A Kentucky trailer park dad who “hammered” room-temperature Busch beer, devoured fried food and considered himself a lady’s man was remembered in a hilarious obituary that’s gone viral this month.
James Loveless, who died earlier this month at the age of 60, has received a whole lot of love thanks to an unfiltered remembrance penned by one of his sons.
The obit of the Kentucky grandfather and “proud owner of a few lots in the trailer park” has been viewed more than 700,000 times since it was posted after he “had had enough and up and died on us on June 14th.”
“We’ve never had an obituary like this,” one of the Pulaski Funeral Home directors, Michelle Godbey, told The Post Wednesday. She noted most obits get only on average 1,500 views.

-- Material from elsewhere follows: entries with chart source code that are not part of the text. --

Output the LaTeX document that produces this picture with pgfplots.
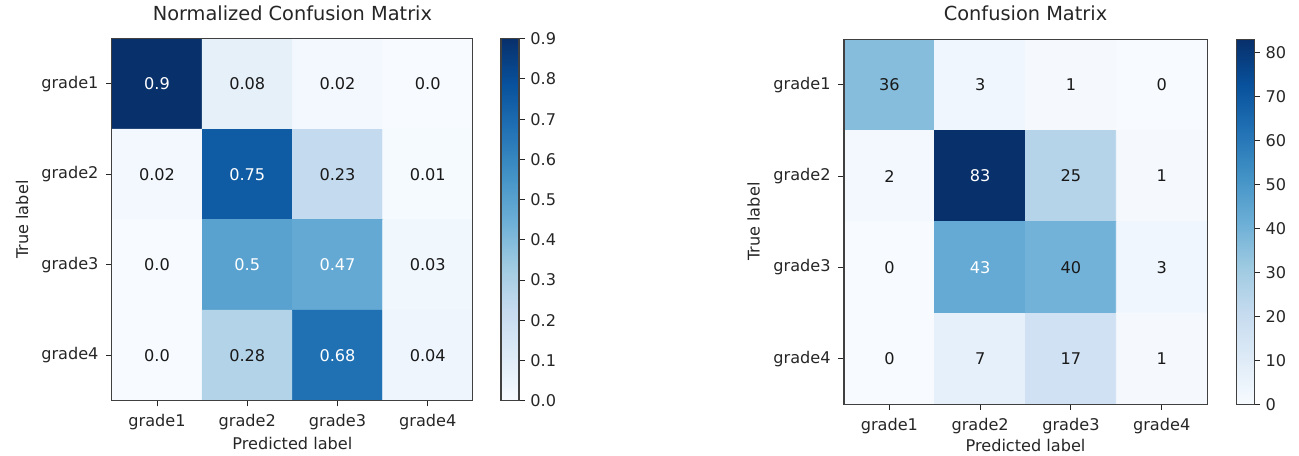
\documentclass[border=0pt]{standalone}
\usepackage{fontspec}
\setmainfont{DejaVu Sans}
\usepackage{pgfplots}
\pgfplotsset{compat=1.18}
\pgfplotsset{
  colormap={blues}{rgb255=(247,251,255) rgb255=(222,235,247) rgb255=(198,219,239) rgb255=(158,202,225) rgb255=(107,174,214) rgb255=(66,146,198) rgb255=(33,113,181) rgb255=(8,81,156) rgb255=(8,48,107)},
  cmstyle/.style={
    scale only axis, anchor=south west,
    xmin=-0.5, xmax=3.5, ymin=-0.5, ymax=3.5, y dir=reverse,
    enlargelimits=false, axis on top,
    xtick={0,1,2,3}, ytick={0,1,2,3},
    xticklabels={grade1,grade2,grade3,grade4},
    yticklabels={grade1,grade2,grade3,grade4},
    tick align=outside, tick pos=left, major tick length=3.5pt,
    xticklabel shift=1.7pt, yticklabel shift=1.3pt,
    tick style={black!85, line width=0.6pt},
    axis line style={black!75, line width=0.7pt},
    tick label style={font=\fontsize{10}{12}\selectfont, text=black!85},
    label style={font=\fontsize{10}{12}\selectfont, text=black!85},
    title style={font=\fontsize{12}{14}\selectfont, text=black!85, at={(0.5,1)}, anchor=base, yshift=5.3pt},
    xlabel style={at={(axis description cs:0.5,0)}, anchor=base, yshift=-30.6pt},
    ylabel style={at={(axis description cs:-0.249,0.5)}, anchor=center},
    xlabel={Predicted label}, ylabel={True label},
    /pgf/number format/assume math mode=true,
    colormap name=blues, colorbar,
    colorbar shift/.style={xshift=17.4pt},
  },
  cbstyle/.style={width=11.2pt, at={(parent axis.north east)}, anchor=north west,
    /pgf/number format/assume math mode=true,
    ytick pos=right, tick align=outside, major tick length=3.5pt,
    tick style={black!85, line width=0.6pt}, axis line style={black!75, line width=0.7pt}},
  cellstyle/.style={draw=none, mark=none, nodes near coords, point meta=explicit symbolic,
    every node near coord/.append style={anchor=center, font=\fontsize{10}{12}\selectfont, text=#1}},
}
\begin{document}
\begin{tikzpicture}
\path[use as bounding box] (0,0) rectangle (805.4pt,282.7pt);
\begin{axis}[cmstyle, at={(69.4pt,34.3pt)}, width=223.8pt, height=224.4pt,
  title={Normalized Confusion Matrix},
  point meta min=0, point meta max=0.9,
  colorbar style={cbstyle,
    ytick={0,0.1,0.2,0.3,0.4,0.5,0.6,0.7,0.8,0.9},
    yticklabel style={/pgf/number format/fixed, /pgf/number format/fixed zerofill, /pgf/number format/precision=1, font=\fontsize{10}{12}\selectfont, text=black!85}}]
\addplot[matrix plot*, mesh/cols=4, mesh/rows=4, point meta=explicit] table[meta=c] {
x y c
0 0 0.90
1 0 0.08
2 0 0.02
3 0 0.00
0 1 0.02
1 1 0.75
2 1 0.23
3 1 0.01
0 2 0.00
1 2 0.50
2 2 0.47
3 2 0.03
0 3 0.00
1 3 0.28
2 3 0.68
3 3 0.04
};
\addplot[cellstyle=black!90] table[meta=t] {
x y t
1 0 0.08
2 0 0.02
3 0 0.0
0 1 0.02
2 1 0.23
3 1 0.01
0 2 0.0
3 2 0.03
0 3 0.0
1 3 0.28
3 3 0.04
};
\addplot[cellstyle=white] table[meta=t] {
x y t
0 0 0.9
1 1 0.75
1 2 0.5
2 2 0.47
2 3 0.68
};
\end{axis}
\begin{axis}[cmstyle, at={(523.3pt,32.1pt)}, width=225.1pt, height=226.3pt,
  title={Confusion Matrix},
  xlabel style={yshift=1.4pt},
  colorbar shift/.style={xshift=18pt},
  point meta min=0, point meta max=83,
  colorbar style={cbstyle,
    ytick={0,10,20,30,40,50,60,70,80},
    yticklabel style={font=\fontsize{10}{12}\selectfont, text=black!85}}]
\addplot[matrix plot*, mesh/cols=4, mesh/rows=4, point meta=explicit] table[meta=c] {
x y c
0 0 36
1 0 3
2 0 1
3 0 0
0 1 2
1 1 83
2 1 25
3 1 1
0 2 0
1 2 43
2 2 40
3 2 3
0 3 0
1 3 7
2 3 17
3 3 1
};
\addplot[cellstyle=black!90] table[meta=t] {
x y t
0 0 36
1 0 3
2 0 1
3 0 0
0 1 2
2 1 25
3 1 1
0 2 0
2 2 40
3 2 3
0 3 0
1 3 7
2 3 17
3 3 1
};
\addplot[cellstyle=white] table[meta=t] {
x y t
1 1 83
1 2 43
};
\end{axis}
\end{tikzpicture}
\end{document}
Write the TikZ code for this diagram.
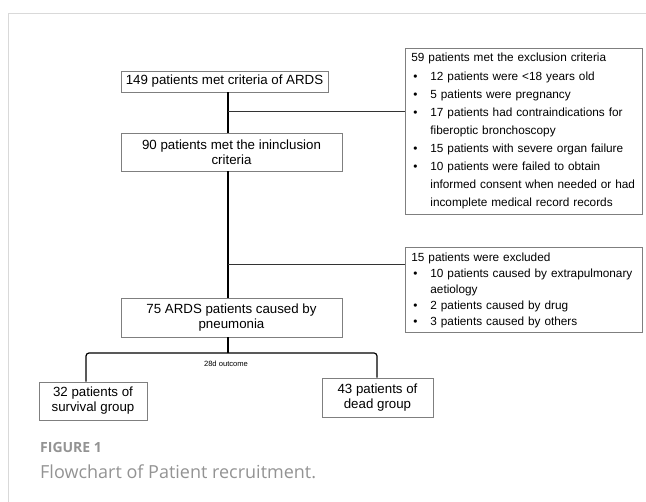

The nearly-400 word piece written by son Rocky details Loveless’ choice of diet, quirky sayings and the physical feature that made his long list of lovers swoon.
Rocky told The Post Wednesday he penned the obituary so family and friends could have a laugh during a difficult time.

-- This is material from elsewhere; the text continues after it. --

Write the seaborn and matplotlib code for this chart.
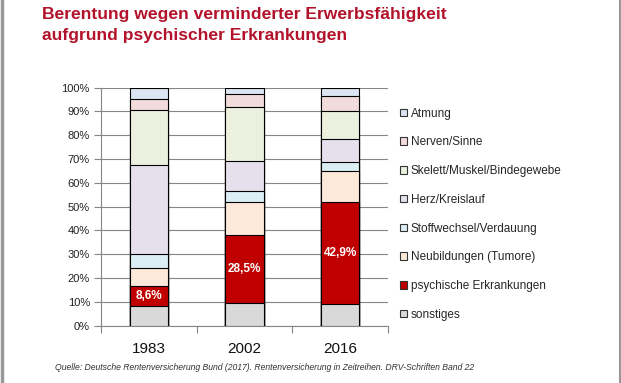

“And kind of bring him back to life just for a few minutes,” he said, adding he never thought it would be seen by people across the country.
“Jamie loved his family more than anything else in the world…except ice-cold Busch, room-temperature Busch, T-bones, New York strip, prime rib, shrimp, swimming, poker, hatch-back Mustang GTs, tank-tops, Kentucky Men’s basketball, and his personal copy of Eddie Murphy’s Raw,” part of the obit states.
The obit listed the names of numerous women that were smitten with Loveless – and the suspected reason behind the attraction.
“‘It’s the bones,’ he told us as proudly pointed his skinny, pasty-white legs,” the obit claimed. “‘Women love a good shin.’ We think he might even have some females waiting for him on the other side.
Throughout his life, Loveless was spotted hanging in his backyard at the trailer park, “hammering beers, standing over country-style ribs, and yelling, “It’s got a head like a cat on it!”, while nearby neighbors would peek out their windows bearing looks of disgust and amazement, as his party guests were slurring remarks about needing to speed up his cooking style,” according to the obituary.
He was such a “gluttonous eater of fried foods and snack cakes, as well as the occasional chili cheese dog,” that he suffered a stroke in 2015. When he was heard in the emergency room saying “Let’s make a break for it!” hospital staff forced him to go through with the procedure.
“He wasn’t too excited about the prospect, but went anyway,”
He leaves behind his two sons, Rocky and Rodney, a younger brother, an “unofficial daughter” and a pair of old boxers which have ‘Buttweiser the King of Rears’ printed on the design,” according to the obit.
“He will be moderately missed,” the obit concludes, though Rocky said Wednesday he actually misses his father “more than I can explain.”
“You know that he’s going to be more than moderately missed,” Godbey, the funeral director, added. “Because to be able to write that Rocky really had to know his father and to know somebody like that you have to love them.”
“In the end you could tell that this man was really loved.”